--- Start Supplied material ---

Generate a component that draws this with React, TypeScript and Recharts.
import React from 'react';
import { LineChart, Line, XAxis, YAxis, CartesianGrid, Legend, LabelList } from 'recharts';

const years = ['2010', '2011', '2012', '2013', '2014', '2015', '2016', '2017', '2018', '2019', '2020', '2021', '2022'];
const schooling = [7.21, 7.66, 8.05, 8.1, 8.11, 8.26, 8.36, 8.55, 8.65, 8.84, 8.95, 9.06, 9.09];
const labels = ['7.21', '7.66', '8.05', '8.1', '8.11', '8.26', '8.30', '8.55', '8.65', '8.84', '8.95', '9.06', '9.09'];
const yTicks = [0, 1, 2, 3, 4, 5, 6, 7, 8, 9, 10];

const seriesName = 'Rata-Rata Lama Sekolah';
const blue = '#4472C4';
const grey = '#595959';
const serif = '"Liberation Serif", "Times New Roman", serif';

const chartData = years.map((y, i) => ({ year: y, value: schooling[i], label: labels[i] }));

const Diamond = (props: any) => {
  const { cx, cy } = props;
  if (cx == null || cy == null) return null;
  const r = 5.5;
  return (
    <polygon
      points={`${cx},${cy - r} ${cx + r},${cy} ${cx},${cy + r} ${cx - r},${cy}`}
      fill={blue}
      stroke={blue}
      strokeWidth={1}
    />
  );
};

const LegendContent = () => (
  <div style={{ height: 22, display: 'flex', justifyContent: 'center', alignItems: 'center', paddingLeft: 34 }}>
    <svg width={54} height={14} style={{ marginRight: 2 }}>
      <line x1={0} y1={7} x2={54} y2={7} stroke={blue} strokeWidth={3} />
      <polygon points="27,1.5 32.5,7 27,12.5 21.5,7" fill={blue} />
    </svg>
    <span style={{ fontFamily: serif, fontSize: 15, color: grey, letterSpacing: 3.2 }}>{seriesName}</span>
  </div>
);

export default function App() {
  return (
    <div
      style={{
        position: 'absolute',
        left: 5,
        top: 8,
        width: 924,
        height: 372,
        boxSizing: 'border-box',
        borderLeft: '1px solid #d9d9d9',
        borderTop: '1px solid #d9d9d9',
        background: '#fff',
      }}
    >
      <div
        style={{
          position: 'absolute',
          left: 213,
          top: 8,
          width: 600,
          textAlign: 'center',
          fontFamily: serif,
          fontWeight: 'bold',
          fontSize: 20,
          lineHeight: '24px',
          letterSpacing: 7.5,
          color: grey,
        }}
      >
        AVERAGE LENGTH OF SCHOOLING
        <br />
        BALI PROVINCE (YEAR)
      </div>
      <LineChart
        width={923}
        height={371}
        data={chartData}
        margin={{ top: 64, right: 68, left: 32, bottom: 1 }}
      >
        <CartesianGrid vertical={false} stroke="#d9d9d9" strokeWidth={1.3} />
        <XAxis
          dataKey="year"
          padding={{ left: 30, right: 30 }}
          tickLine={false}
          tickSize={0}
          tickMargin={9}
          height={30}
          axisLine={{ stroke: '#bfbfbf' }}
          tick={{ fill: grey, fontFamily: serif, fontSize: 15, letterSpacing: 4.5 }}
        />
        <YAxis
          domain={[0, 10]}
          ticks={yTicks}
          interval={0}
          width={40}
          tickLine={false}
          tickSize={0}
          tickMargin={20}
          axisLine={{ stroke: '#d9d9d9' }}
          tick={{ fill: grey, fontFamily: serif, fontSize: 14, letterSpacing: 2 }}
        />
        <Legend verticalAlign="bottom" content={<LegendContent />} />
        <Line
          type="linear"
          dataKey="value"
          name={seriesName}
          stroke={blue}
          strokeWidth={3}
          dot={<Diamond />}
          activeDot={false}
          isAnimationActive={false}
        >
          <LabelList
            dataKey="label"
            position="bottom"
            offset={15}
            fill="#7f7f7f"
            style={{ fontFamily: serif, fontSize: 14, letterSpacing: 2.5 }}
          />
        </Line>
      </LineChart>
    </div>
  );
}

--- End Supplied material ---
--- Start Supplied material ---

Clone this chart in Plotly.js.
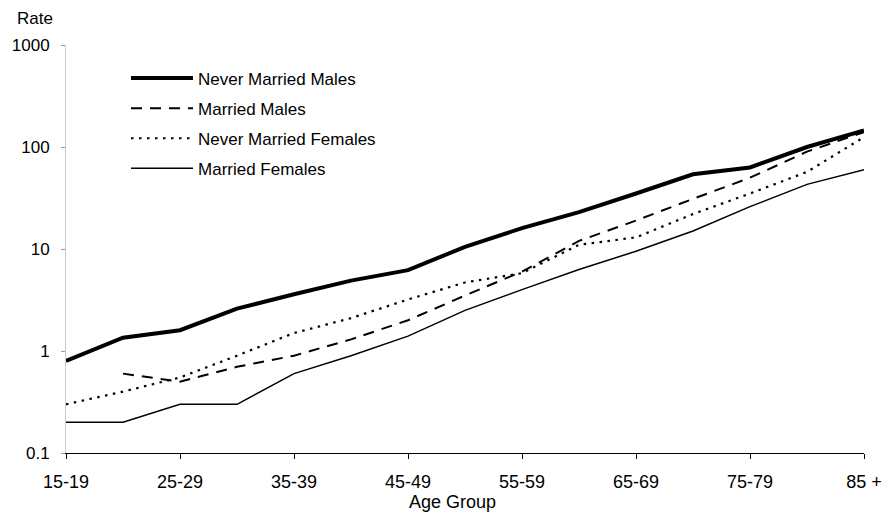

--- End Supplied material ---

# [Work to be completed]
Report all lines of the material that contain the word "this".

# [In response]
Generate a component that draws this with React, TypeScript and Recharts.
Clone this chart in Plotly.js.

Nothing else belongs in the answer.